The principles of TCM also underlie Chinese massage therapy. TCM is rooted in the idea of qi or energy. Qi flows through the body via meridians. When qi becomes stagnated, illness, pain and stress can be the result. Traditional Chinese Medicine, in the case of Chinese massage therapy works to restimulate the flow of energy, promote relaxation, ease pain and spasms, enhance flexibility and straighten the joints.

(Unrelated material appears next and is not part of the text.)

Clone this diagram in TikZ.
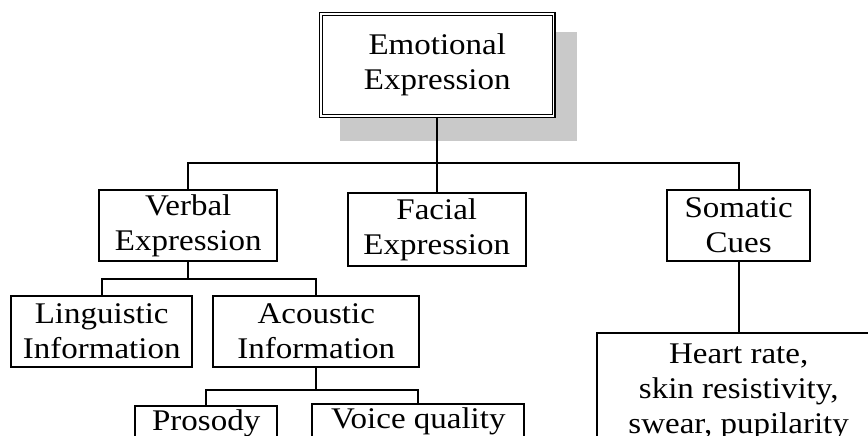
\documentclass[tikz,border=0pt]{standalone}
\usepackage{fontspec}
\setmainfont{Liberation Serif}[FakeStretch=1.1]
\begin{document}
\begin{tikzpicture}[x=1pt,y=-1pt,
  every node/.style={font=\fontsize{30}{35}\selectfont, align=center, inner sep=0pt},
  box/.style={draw=black, line width=1.8pt, fill=white},
  openbox/.style={box, anchor=north, inner ysep=4pt, text depth=90pt},
  link/.style={draw=black, line width=1.8pt}]
\useasboundingbox (0,0) rectangle (868,436);
\clip (0,0) rectangle (868,436);
% shadow
\fill[black!21] (340,32.3) rectangle (576.7,140.7);
% nodes
\node[box, double, double distance=1.6pt, line width=1.2pt, minimum width=232.5pt, minimum height=102.5pt] (top) at (437.3,65) {Emotional\\Expression};
\node[box, minimum width=178pt, minimum height=70.7pt] (verbal) at (188.3,225.3) {Verbal\\Expression};
\node[box, minimum width=178.3pt, minimum height=72.7pt] (facial) at (436.8,229.7) {Facial\\Expression};
\node[box, minimum width=142.7pt, minimum height=70.7pt] (somatic) at (738.7,225.3) {Somatic\\Cues};
\node[box, minimum width=181.3pt, minimum height=71.3pt] (ling) at (101.7,331.7) {Linguistic\\Information};
\node[box, minimum width=206pt, minimum height=71.3pt] (acou) at (316.3,331.7) {Acoustic\\Information};
\node[openbox, minimum width=142.3pt, text height=21pt] (pros) at (206.2,405) {Prosody};
\node[openbox, minimum width=212pt, text height=20.3pt] (voice) at (418.3,403) {Voice quality};
\node[box, anchor=north, minimum width=284pt, minimum height=150pt] (heart) at (738.7,331.7) {};
\node[anchor=north] (hearttext) at (738.7,344) {Heart rate,\\skin resistivity,\\swear, pupilarity};
% connectors
\coordinate (b1) at (437.3,163.3);
\coordinate (b2) at (188.3,279);
\coordinate (b3) at (316.3,390);
\draw[link] (top.south) -- (b1);
\draw[link] (verbal.north) |- (b1) -| (somatic.north);
\draw[link] (b1) -- (b1 |- facial.north);
\draw[link] (verbal.south) -- (b2);
\draw[link] (ling.north) |- (b2) -| (acou.north);
\draw[link] (acou.south) -- (b3);
\draw[link] (pros.north) |- (b3) -| (voice.north);
\draw[link] (somatic.south) -- (heart.north);
\end{tikzpicture}
\end{document}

What is Chinese massage therapy?
There are five techniques involved in Chinese massage therapy. They are:

  1. Amno: This press and rub technique is used for rejuvenation and health maintenance. It also aims to help keep the entire body in optimal physical condition. The principles of yin and yang also come into play during Chinese massage therapy. In Amno, Yang techniques are used to restimulate the active flow of qi. Yin techniques aim to produce a calm and relaxing experience.
  2. Tuina is used for more medicinal purposes rather than relaxation. As a medical massage, Tuina is used to treat injuries, joint and musculoskeletal problems and other conditions such as headaches. Tuina in Chinese massage therapy uses hand techniques to massage the soft tissue, acupressure techniques to stimulate the flow of Qi, and manipulation techniques as well.
  3. Infant Tuina uses specialised techniques to suit the needs of babies and children, generally from ages 0-6. This Chinese massage therapy for children encourages the free flow of energy by opening up the meridian pathways in a child’s body. It can specifically help infants with diarrhoea, indigestion and other conditions.
  4. Dian Xue is known as the “art of touching acupoints.” Dian Xue is similar to acupuncture but involves the use of fingers rather than needles to place pressure on the body’s acupoints. Using this Chinese massage therapy technique, the practitioner can simulate two acupoints at the same time, while the area of the body between the points is stretched or twisted to enhance the flow of energy.
  5. Wai Qi Liao Fa is translated as “curing with external energy”. In this process a qigong master will directly transmit qi into the patient.

What to expect
Chinese massage is usually given while the patient lies on a couch or is seated on a chair or stool. The patient can be lightly clothed; however, some Chinese massage therapy practitioners may prefer to work directly on the skin. Touching the skin directly is believed to enhance communication with the patient’s qi and also allows herbal remedies to be applied to the skin. A Tuina massage will also involve four means of diagnosis used in Chinese medicine. These include verbal questions, visual observations, and tongue and pulse diagnosis. They are used to determine the underlying cause of the condition, and a treatment plan can then be formulated.